*RECORDED DATA:*
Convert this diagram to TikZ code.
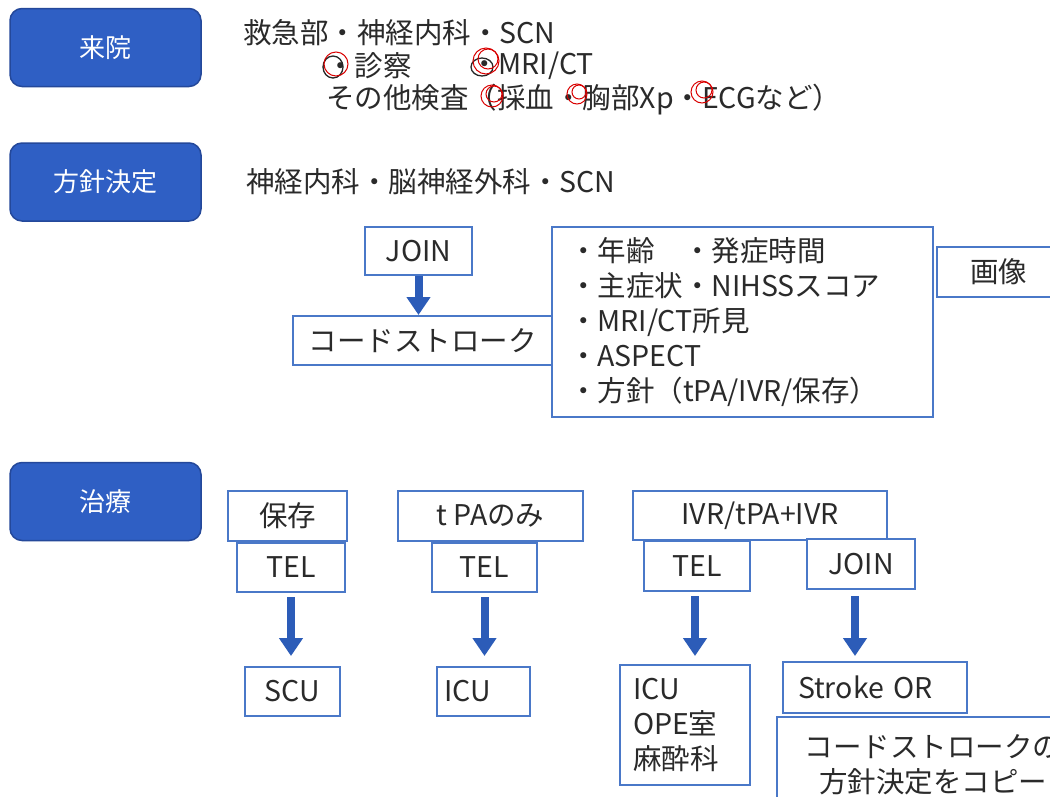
\documentclass[tikz,border=0pt]{standalone}
\usepackage{fontspec}
\setmainfont{Noto Sans CJK JP}
\usetikzlibrary{arrows.meta}
\definecolor{bluefill}{HTML}{2F5FC4}
\definecolor{blueedge}{HTML}{24489A}
\definecolor{boxedge}{HTML}{4A78C8}
\definecolor{arrowblue}{HTML}{2C5CB8}
\definecolor{txt}{HTML}{2A2A2A}
\newcommand{\bodyfont}{\fontsize{28.5}{35}\selectfont}
\tikzset{
  phase/.style={draw=blueedge, fill=bluefill, rounded corners=12pt, line width=1.5pt,
    text=white, font=\fontsize{26}{30}\selectfont, minimum width=191pt, minimum height=78pt},
  box/.style={draw=boxedge, line width=2pt, fill=white, text=txt, font=\bodyfont, inner sep=0pt},
  lbl/.style={text=txt, font=\bodyfont, anchor=west, inner sep=0pt},
  bigarrow/.style={draw=arrowblue, line width=8pt, -{Triangle[width=23pt,length=18pt]}},
  redmark/.style={draw=red!85!black, line width=1pt},
  blackmark/.style={draw=black!85, line width=1.3pt}
}
\begin{document}
\begin{tikzpicture}[x=1pt,y=-1pt]
\useasboundingbox (0,0) rectangle (1050,796);
\fill[white] (0,0) rectangle (1050,796);

% phase boxes
\node[phase] (p1) at (105.5,47.5) {来院};
\node[phase] (p2) at (105.5,182) {方針決定};
\node[phase] (p3) at (105.5,501.5) {治療};

% header texts
\node[lbl] (t1) at (243,33) {救急部・神経内科・SCN};
\node[lbl] (t2) at (326,66) {・診察};
\node[lbl] (t3) at (470,66) {・MRI/CT};
\node[lbl] (t4) at (326,100) {その他検査（採血・胸部Xp・ECGなど）};
\node[lbl] (t5) at (246,182) {神経内科・脳神経外科・SCN};

% hand-drawn marks
\draw[blackmark] (333,67) ellipse (10pt and 11pt);
\draw[redmark] (336,64) circle (12pt);
\draw[blackmark] (482,67) ellipse (11pt and 9pt);
\draw[redmark] (486,61) circle (13pt);
\draw[redmark] (488,59) circle (10pt);
\draw[redmark] (492,96) circle (11pt);
\draw[redmark] (494,94) circle (8pt);
\draw[redmark] (577,94) circle (10pt);
\draw[redmark] (579,92) circle (7pt);
\draw[redmark] (702,92) circle (11pt);
\draw[redmark] (704,90) circle (8pt);

% policy section
\node[box, minimum width=107pt, minimum height=48pt] (join1) at (418.5,251) {JOIN};
\node[box, minimum width=259pt, minimum height=49pt] (code) at (422.5,340.5) {コードストローク};
\node[box, minimum width=381pt, minimum height=190pt, align=left, text width=347pt, inner xsep=17pt] (big) at (742.5,322)
  {・年齢　・発症時間\\・主症状・NIHSSスコア\\・MRI/CT所見\\・ASPECT\\・方針（tPA/IVR/保存）};
\node[box, minimum width=123pt, minimum height=50pt] (img) at (998.5,272) {画像};
\draw[bigarrow] (join1.south) -- (join1.south |- code.north);

% treatment section
\node[box, minimum width=119pt, minimum height=50pt] (hozon) at (287.5,516) {保存};
\node[box, minimum width=108pt, minimum height=49pt] (tel1) at (291,567.5) {TEL};
\node[box, minimum width=95pt, minimum height=49pt] (scu) at (292.5,691.5) {SCU};

\node[box, minimum width=185pt, minimum height=50pt] (tpa) at (490.5,516) {t PAのみ};
\node[box, minimum width=105pt, minimum height=49pt] (tel2) at (484.5,567.5) {TEL};
\node[box, minimum width=93pt, minimum height=49pt, align=left, text width=79pt, inner xsep=7pt] (icu1) at (483.5,691.5) {ICU};

\node[box, minimum width=254pt, minimum height=49pt] (ivr) at (760,515.5) {IVR/tPA+IVR};
\node[box, minimum width=106pt, minimum height=50pt] (tel3) at (697,566) {TEL};
\node[box, minimum width=108pt, minimum height=50pt] (join2) at (861,564) {JOIN};
\node[box, minimum width=130pt, minimum height=120pt, align=left, text width=104pt, inner xsep=13pt] (icu2) at (685,725) {ICU\\OPE室\\麻酔科};
\node[box, minimum width=184pt, minimum height=51pt, align=left, text width=154pt, inner xsep=15pt] (sor) at (875,687.5) {Stroke OR};
\node[box, minimum width=312pt, minimum height=96pt, align=center, fill=white] (copy) at (933,765)
  {コードストロークの\\方針決定をコピー};

\coordinate (a1s) at ([yshift=-4pt]tel1.south);
\coordinate (a2s) at ([yshift=-4pt]tel2.south);
\coordinate (a3s) at ([xshift=-2pt,yshift=-4pt]tel3.south);
\coordinate (a4s) at ([xshift=-6pt,yshift=-6pt]join2.south);
\draw[bigarrow] (a1s) -- ([yshift=10pt]a1s |- scu.north);
\draw[bigarrow] (a2s) -- ([yshift=10pt]a2s |- icu1.north);
\draw[bigarrow] (a3s) -- ([yshift=8pt]a3s |- icu2.north);
\draw[bigarrow] (a4s) -- ([yshift=5pt]a4s |- sor.north);
\end{tikzpicture}
\end{document}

*WHAT THE TASK ASKS:* Without the images, write out each line of the data verbatim.

*RESULT FOR THIS TASK:*
Convert this diagram to TikZ code.
\documentclass[tikz,border=0pt]{standalone}
\usepackage{fontspec}
\setmainfont{Noto Sans CJK JP}
\usetikzlibrary{arrows.meta}
\definecolor{bluefill}{HTML}{2F5FC4}
\definecolor{blueedge}{HTML}{24489A}
\definecolor{boxedge}{HTML}{4A78C8}
\definecolor{arrowblue}{HTML}{2C5CB8}
\definecolor{txt}{HTML}{2A2A2A}
\newcommand{\bodyfont}{\fontsize{28.5}{35}\selectfont}
\tikzset{
  phase/.style={draw=blueedge, fill=bluefill, rounded corners=12pt, line width=1.5pt,
    text=white, font=\fontsize{26}{30}\selectfont, minimum width=191pt, minimum height=78pt},
  box/.style={draw=boxedge, line width=2pt, fill=white, text=txt, font=\bodyfont, inner sep=0pt},
  lbl/.style={text=txt, font=\bodyfont, anchor=west, inner sep=0pt},
  bigarrow/.style={draw=arrowblue, line width=8pt, -{Triangle[width=23pt,length=18pt]}},
  redmark/.style={draw=red!85!black, line width=1pt},
  blackmark/.style={draw=black!85, line width=1.3pt}
}
\begin{document}
\begin{tikzpicture}[x=1pt,y=-1pt]
\useasboundingbox (0,0) rectangle (1050,796);
\fill[white] (0,0) rectangle (1050,796);

% phase boxes
\node[phase] (p1) at (105.5,47.5) {来院};
\node[phase] (p2) at (105.5,182) {方針決定};
\node[phase] (p3) at (105.5,501.5) {治療};

% header texts
\node[lbl] (t1) at (243,33) {救急部・神経内科・SCN};
\node[lbl] (t2) at (326,66) {・診察};
\node[lbl] (t3) at (470,66) {・MRI/CT};
\node[lbl] (t4) at (326,100) {その他検査（採血・胸部Xp・ECGなど）};
\node[lbl] (t5) at (246,182) {神経内科・脳神経外科・SCN};

% hand-drawn marks
\draw[blackmark] (333,67) ellipse (10pt and 11pt);
\draw[redmark] (336,64) circle (12pt);
\draw[blackmark] (482,67) ellipse (11pt and 9pt);
\draw[redmark] (486,61) circle (13pt);
\draw[redmark] (488,59) circle (10pt);
\draw[redmark] (492,96) circle (11pt);
\draw[redmark] (494,94) circle (8pt);
\draw[redmark] (577,94) circle (10pt);
\draw[redmark] (579,92) circle (7pt);
\draw[redmark] (702,92) circle (11pt);
\draw[redmark] (704,90) circle (8pt);

% policy section
\node[box, minimum width=107pt, minimum height=48pt] (join1) at (418.5,251) {JOIN};
\node[box, minimum width=259pt, minimum height=49pt] (code) at (422.5,340.5) {コードストローク};
\node[box, minimum width=381pt, minimum height=190pt, align=left, text width=347pt, inner xsep=17pt] (big) at (742.5,322)
  {・年齢　・発症時間\\・主症状・NIHSSスコア\\・MRI/CT所見\\・ASPECT\\・方針（tPA/IVR/保存）};
\node[box, minimum width=123pt, minimum height=50pt] (img) at (998.5,272) {画像};
\draw[bigarrow] (join1.south) -- (join1.south |- code.north);

% treatment section
\node[box, minimum width=119pt, minimum height=50pt] (hozon) at (287.5,516) {保存};
\node[box, minimum width=108pt, minimum height=49pt] (tel1) at (291,567.5) {TEL};
\node[box, minimum width=95pt, minimum height=49pt] (scu) at (292.5,691.5) {SCU};

\node[box, minimum width=185pt, minimum height=50pt] (tpa) at (490.5,516) {t PAのみ};
\node[box, minimum width=105pt, minimum height=49pt] (tel2) at (484.5,567.5) {TEL};
\node[box, minimum width=93pt, minimum height=49pt, align=left, text width=79pt, inner xsep=7pt] (icu1) at (483.5,691.5) {ICU};

\node[box, minimum width=254pt, minimum height=49pt] (ivr) at (760,515.5) {IVR/tPA+IVR};
\node[box, minimum width=106pt, minimum height=50pt] (tel3) at (697,566) {TEL};
\node[box, minimum width=108pt, minimum height=50pt] (join2) at (861,564) {JOIN};
\node[box, minimum width=130pt, minimum height=120pt, align=left, text width=104pt, inner xsep=13pt] (icu2) at (685,725) {ICU\\OPE室\\麻酔科};
\node[box, minimum width=184pt, minimum height=51pt, align=left, text width=154pt, inner xsep=15pt] (sor) at (875,687.5) {Stroke OR};
\node[box, minimum width=312pt, minimum height=96pt, align=center, fill=white] (copy) at (933,765)
  {コードストロークの\\方針決定をコピー};

\coordinate (a1s) at ([yshift=-4pt]tel1.south);
\coordinate (a2s) at ([yshift=-4pt]tel2.south);
\coordinate (a3s) at ([xshift=-2pt,yshift=-4pt]tel3.south);
\coordinate (a4s) at ([xshift=-6pt,yshift=-6pt]join2.south);
\draw[bigarrow] (a1s) -- ([yshift=10pt]a1s |- scu.north);
\draw[bigarrow] (a2s) -- ([yshift=10pt]a2s |- icu1.north);
\draw[bigarrow] (a3s) -- ([yshift=8pt]a3s |- icu2.north);
\draw[bigarrow] (a4s) -- ([yshift=5pt]a4s |- sor.north);
\end{tikzpicture}
\end{document}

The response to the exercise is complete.